On the sustainability of free books. VanderPlas updated the book for a second edition, but many free technical books stop being maintained after a few years and become outdated. What structural changes could make free educational content more sustainable? Is there a role for institutional or commercial support that does not compromise the "free" part?
On what the book chose not to cover. The Python Data Science Handbook does not deeply integrate design principles. Is this a reasonable scope choice for a "data science" book, or should technical books on visualization tools always include design education? Where is the boundary between "how to use the tool" and "how to make good charts"?
On the Jupyter notebook format. The book's notebooks are a major factor in its effectiveness as a learning resource. Is the notebook format always better than static text for code-heavy content? What are the costs of notebooks (versioning, rendering, accessibility) that static formats avoid?
On your own learning path. How did you learn matplotlib (if you have)? What resources did you use? Looking back, what would you do differently? Is there a specific book or tutorial that changed how you thought about the library?

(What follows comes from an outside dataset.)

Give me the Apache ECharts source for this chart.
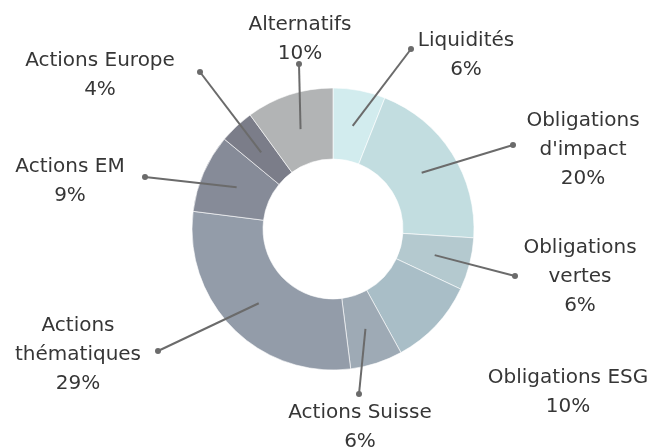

The Python Data Science Handbook is one example of how a single well-crafted educational resource can shape how a technical tool is learned. Matplotlib is harder to learn than it should be, but the community has gradually produced better resources than the official documentation provides. VanderPlas's book is a particularly influential example, but it is not the only one. The broader lesson: the social infrastructure around a technical tool — the books, tutorials, Stack Overflow answers, blog posts, example galleries — is as important as the tool itself. A tool with good community infrastructure is more useful than a tool without, even if the tools themselves are technically equivalent. Matplotlib has good community infrastructure, and that is part of why it has remained dominant even as newer alternatives have emerged.